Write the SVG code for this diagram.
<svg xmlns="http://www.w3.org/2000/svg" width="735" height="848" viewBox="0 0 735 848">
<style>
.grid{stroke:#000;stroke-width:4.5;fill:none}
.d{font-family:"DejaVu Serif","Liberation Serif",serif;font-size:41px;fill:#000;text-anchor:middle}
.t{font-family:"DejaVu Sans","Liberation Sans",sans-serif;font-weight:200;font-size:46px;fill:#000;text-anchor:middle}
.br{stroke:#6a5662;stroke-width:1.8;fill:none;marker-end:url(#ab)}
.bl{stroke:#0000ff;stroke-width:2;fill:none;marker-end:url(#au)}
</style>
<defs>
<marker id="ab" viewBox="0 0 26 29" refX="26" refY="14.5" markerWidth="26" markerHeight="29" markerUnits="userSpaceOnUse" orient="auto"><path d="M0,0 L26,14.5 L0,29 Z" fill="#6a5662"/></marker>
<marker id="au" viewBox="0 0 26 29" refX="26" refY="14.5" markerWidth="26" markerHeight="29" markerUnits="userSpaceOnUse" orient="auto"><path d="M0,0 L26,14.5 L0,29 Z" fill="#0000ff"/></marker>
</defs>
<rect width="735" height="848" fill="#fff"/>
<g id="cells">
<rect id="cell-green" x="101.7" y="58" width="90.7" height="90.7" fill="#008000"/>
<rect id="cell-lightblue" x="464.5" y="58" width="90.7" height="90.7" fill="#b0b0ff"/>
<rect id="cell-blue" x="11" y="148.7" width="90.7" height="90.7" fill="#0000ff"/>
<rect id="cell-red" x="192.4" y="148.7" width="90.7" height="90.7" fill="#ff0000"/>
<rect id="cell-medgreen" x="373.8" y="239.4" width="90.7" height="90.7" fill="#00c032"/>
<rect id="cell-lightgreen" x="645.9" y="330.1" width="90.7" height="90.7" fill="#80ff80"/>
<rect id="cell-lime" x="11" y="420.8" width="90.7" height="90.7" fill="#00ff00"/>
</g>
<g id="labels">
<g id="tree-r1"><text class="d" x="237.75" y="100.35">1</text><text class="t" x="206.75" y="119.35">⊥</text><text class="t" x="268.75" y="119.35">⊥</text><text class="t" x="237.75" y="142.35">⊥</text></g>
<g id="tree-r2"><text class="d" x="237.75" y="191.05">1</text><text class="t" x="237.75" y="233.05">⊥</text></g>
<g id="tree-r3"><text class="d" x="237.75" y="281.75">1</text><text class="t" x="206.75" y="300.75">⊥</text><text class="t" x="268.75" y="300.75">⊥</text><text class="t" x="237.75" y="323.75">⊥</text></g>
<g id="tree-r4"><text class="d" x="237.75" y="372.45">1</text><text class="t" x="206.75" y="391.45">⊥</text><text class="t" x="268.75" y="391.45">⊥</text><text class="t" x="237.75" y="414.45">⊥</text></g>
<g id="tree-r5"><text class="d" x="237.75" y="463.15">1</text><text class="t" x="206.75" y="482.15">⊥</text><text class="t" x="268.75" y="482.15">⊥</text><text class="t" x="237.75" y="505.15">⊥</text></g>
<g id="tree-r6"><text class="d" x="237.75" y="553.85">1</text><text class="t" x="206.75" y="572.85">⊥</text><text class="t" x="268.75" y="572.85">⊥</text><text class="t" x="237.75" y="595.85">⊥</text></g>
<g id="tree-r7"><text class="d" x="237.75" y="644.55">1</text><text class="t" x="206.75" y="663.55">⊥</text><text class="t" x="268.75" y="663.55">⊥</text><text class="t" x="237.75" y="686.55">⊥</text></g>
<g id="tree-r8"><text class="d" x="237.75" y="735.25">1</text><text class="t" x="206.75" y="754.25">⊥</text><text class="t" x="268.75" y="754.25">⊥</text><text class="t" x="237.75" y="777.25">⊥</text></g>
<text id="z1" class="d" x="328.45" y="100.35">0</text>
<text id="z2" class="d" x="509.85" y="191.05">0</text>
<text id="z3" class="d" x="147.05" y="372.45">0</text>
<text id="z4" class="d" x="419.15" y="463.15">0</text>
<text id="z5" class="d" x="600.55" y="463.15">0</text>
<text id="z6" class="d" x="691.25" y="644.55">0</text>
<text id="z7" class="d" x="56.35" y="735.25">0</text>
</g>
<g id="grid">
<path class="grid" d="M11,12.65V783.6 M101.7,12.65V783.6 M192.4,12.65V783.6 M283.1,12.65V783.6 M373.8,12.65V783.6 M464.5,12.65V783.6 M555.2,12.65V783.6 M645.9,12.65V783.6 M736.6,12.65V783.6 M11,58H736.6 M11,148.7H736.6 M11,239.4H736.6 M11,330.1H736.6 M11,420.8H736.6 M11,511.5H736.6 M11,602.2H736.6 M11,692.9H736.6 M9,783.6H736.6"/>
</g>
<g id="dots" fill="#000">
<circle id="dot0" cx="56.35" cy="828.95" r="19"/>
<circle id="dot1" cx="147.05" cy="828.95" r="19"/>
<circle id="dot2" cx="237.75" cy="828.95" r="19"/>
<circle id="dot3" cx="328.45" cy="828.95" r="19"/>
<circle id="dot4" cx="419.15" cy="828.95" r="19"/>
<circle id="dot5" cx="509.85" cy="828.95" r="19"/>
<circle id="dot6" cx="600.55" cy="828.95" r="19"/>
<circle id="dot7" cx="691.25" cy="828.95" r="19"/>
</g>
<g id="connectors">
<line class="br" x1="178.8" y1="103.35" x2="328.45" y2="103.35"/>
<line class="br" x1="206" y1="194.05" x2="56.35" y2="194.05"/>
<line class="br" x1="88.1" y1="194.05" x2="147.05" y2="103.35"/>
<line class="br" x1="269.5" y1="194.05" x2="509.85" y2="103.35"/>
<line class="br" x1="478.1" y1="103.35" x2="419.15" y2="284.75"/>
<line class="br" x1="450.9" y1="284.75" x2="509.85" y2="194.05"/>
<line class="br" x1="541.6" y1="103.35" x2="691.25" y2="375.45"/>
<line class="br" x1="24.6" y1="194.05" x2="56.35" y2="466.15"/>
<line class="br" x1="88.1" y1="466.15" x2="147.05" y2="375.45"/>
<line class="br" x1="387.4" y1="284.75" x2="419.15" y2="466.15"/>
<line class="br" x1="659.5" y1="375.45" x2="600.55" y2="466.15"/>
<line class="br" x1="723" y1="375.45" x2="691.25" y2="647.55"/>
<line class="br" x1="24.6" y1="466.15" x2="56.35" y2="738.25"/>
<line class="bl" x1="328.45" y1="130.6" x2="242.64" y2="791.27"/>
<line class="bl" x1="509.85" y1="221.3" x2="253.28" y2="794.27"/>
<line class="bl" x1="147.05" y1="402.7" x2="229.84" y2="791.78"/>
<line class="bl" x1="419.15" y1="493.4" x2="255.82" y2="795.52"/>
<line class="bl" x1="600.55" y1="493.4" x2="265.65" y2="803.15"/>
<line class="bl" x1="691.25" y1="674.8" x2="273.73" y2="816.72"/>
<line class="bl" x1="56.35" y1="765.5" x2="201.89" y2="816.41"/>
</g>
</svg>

┄┄┄┄┄┄┄┄┄┄┄┄┄┄┄┄┄┄┄┄

Your task: Each line above must be printed exactly as it appears.

Answer below:
Write the SVG code for this diagram.
<svg xmlns="http://www.w3.org/2000/svg" width="735" height="848" viewBox="0 0 735 848">
<style>
.grid{stroke:#000;stroke-width:4.5;fill:none}
.d{font-family:"DejaVu Serif","Liberation Serif",serif;font-size:41px;fill:#000;text-anchor:middle}
.t{font-family:"DejaVu Sans","Liberation Sans",sans-serif;font-weight:200;font-size:46px;fill:#000;text-anchor:middle}
.br{stroke:#6a5662;stroke-width:1.8;fill:none;marker-end:url(#ab)}
.bl{stroke:#0000ff;stroke-width:2;fill:none;marker-end:url(#au)}
</style>
<defs>
<marker id="ab" viewBox="0 0 26 29" refX="26" refY="14.5" markerWidth="26" markerHeight="29" markerUnits="userSpaceOnUse" orient="auto"><path d="M0,0 L26,14.5 L0,29 Z" fill="#6a5662"/></marker>
<marker id="au" viewBox="0 0 26 29" refX="26" refY="14.5" markerWidth="26" markerHeight="29" markerUnits="userSpaceOnUse" orient="auto"><path d="M0,0 L26,14.5 L0,29 Z" fill="#0000ff"/></marker>
</defs>
<rect width="735" height="848" fill="#fff"/>
<g id="cells">
<rect id="cell-green" x="101.7" y="58" width="90.7" height="90.7" fill="#008000"/>
<rect id="cell-lightblue" x="464.5" y="58" width="90.7" height="90.7" fill="#b0b0ff"/>
<rect id="cell-blue" x="11" y="148.7" width="90.7" height="90.7" fill="#0000ff"/>
<rect id="cell-red" x="192.4" y="148.7" width="90.7" height="90.7" fill="#ff0000"/>
<rect id="cell-medgreen" x="373.8" y="239.4" width="90.7" height="90.7" fill="#00c032"/>
<rect id="cell-lightgreen" x="645.9" y="330.1" width="90.7" height="90.7" fill="#80ff80"/>
<rect id="cell-lime" x="11" y="420.8" width="90.7" height="90.7" fill="#00ff00"/>
</g>
<g id="labels">
<g id="tree-r1"><text class="d" x="237.75" y="100.35">1</text><text class="t" x="206.75" y="119.35">⊥</text><text class="t" x="268.75" y="119.35">⊥</text><text class="t" x="237.75" y="142.35">⊥</text></g>
<g id="tree-r2"><text class="d" x="237.75" y="191.05">1</text><text class="t" x="237.75" y="233.05">⊥</text></g>
<g id="tree-r3"><text class="d" x="237.75" y="281.75">1</text><text class="t" x="206.75" y="300.75">⊥</text><text class="t" x="268.75" y="300.75">⊥</text><text class="t" x="237.75" y="323.75">⊥</text></g>
<g id="tree-r4"><text class="d" x="237.75" y="372.45">1</text><text class="t" x="206.75" y="391.45">⊥</text><text class="t" x="268.75" y="391.45">⊥</text><text class="t" x="237.75" y="414.45">⊥</text></g>
<g id="tree-r5"><text class="d" x="237.75" y="463.15">1</text><text class="t" x="206.75" y="482.15">⊥</text><text class="t" x="268.75" y="482.15">⊥</text><text class="t" x="237.75" y="505.15">⊥</text></g>
<g id="tree-r6"><text class="d" x="237.75" y="553.85">1</text><text class="t" x="206.75" y="572.85">⊥</text><text class="t" x="268.75" y="572.85">⊥</text><text class="t" x="237.75" y="595.85">⊥</text></g>
<g id="tree-r7"><text class="d" x="237.75" y="644.55">1</text><text class="t" x="206.75" y="663.55">⊥</text><text class="t" x="268.75" y="663.55">⊥</text><text class="t" x="237.75" y="686.55">⊥</text></g>
<g id="tree-r8"><text class="d" x="237.75" y="735.25">1</text><text class="t" x="206.75" y="754.25">⊥</text><text class="t" x="268.75" y="754.25">⊥</text><text class="t" x="237.75" y="777.25">⊥</text></g>
<text id="z1" class="d" x="328.45" y="100.35">0</text>
<text id="z2" class="d" x="509.85" y="191.05">0</text>
<text id="z3" class="d" x="147.05" y="372.45">0</text>
<text id="z4" class="d" x="419.15" y="463.15">0</text>
<text id="z5" class="d" x="600.55" y="463.15">0</text>
<text id="z6" class="d" x="691.25" y="644.55">0</text>
<text id="z7" class="d" x="56.35" y="735.25">0</text>
</g>
<g id="grid">
<path class="grid" d="M11,12.65V783.6 M101.7,12.65V783.6 M192.4,12.65V783.6 M283.1,12.65V783.6 M373.8,12.65V783.6 M464.5,12.65V783.6 M555.2,12.65V783.6 M645.9,12.65V783.6 M736.6,12.65V783.6 M11,58H736.6 M11,148.7H736.6 M11,239.4H736.6 M11,330.1H736.6 M11,420.8H736.6 M11,511.5H736.6 M11,602.2H736.6 M11,692.9H736.6 M9,783.6H736.6"/>
</g>
<g id="dots" fill="#000">
<circle id="dot0" cx="56.35" cy="828.95" r="19"/>
<circle id="dot1" cx="147.05" cy="828.95" r="19"/>
<circle id="dot2" cx="237.75" cy="828.95" r="19"/>
<circle id="dot3" cx="328.45" cy="828.95" r="19"/>
<circle id="dot4" cx="419.15" cy="828.95" r="19"/>
<circle id="dot5" cx="509.85" cy="828.95" r="19"/>
<circle id="dot6" cx="600.55" cy="828.95" r="19"/>
<circle id="dot7" cx="691.25" cy="828.95" r="19"/>
</g>
<g id="connectors">
<line class="br" x1="178.8" y1="103.35" x2="328.45" y2="103.35"/>
<line class="br" x1="206" y1="194.05" x2="56.35" y2="194.05"/>
<line class="br" x1="88.1" y1="194.05" x2="147.05" y2="103.35"/>
<line class="br" x1="269.5" y1="194.05" x2="509.85" y2="103.35"/>
<line class="br" x1="478.1" y1="103.35" x2="419.15" y2="284.75"/>
<line class="br" x1="450.9" y1="284.75" x2="509.85" y2="194.05"/>
<line class="br" x1="541.6" y1="103.35" x2="691.25" y2="375.45"/>
<line class="br" x1="24.6" y1="194.05" x2="56.35" y2="466.15"/>
<line class="br" x1="88.1" y1="466.15" x2="147.05" y2="375.45"/>
<line class="br" x1="387.4" y1="284.75" x2="419.15" y2="466.15"/>
<line class="br" x1="659.5" y1="375.45" x2="600.55" y2="466.15"/>
<line class="br" x1="723" y1="375.45" x2="691.25" y2="647.55"/>
<line class="br" x1="24.6" y1="466.15" x2="56.35" y2="738.25"/>
<line class="bl" x1="328.45" y1="130.6" x2="242.64" y2="791.27"/>
<line class="bl" x1="509.85" y1="221.3" x2="253.28" y2="794.27"/>
<line class="bl" x1="147.05" y1="402.7" x2="229.84" y2="791.78"/>
<line class="bl" x1="419.15" y1="493.4" x2="255.82" y2="795.52"/>
<line class="bl" x1="600.55" y1="493.4" x2="265.65" y2="803.15"/>
<line class="bl" x1="691.25" y1="674.8" x2="273.73" y2="816.72"/>
<line class="bl" x1="56.35" y1="765.5" x2="201.89" y2="816.41"/>
</g>
</svg>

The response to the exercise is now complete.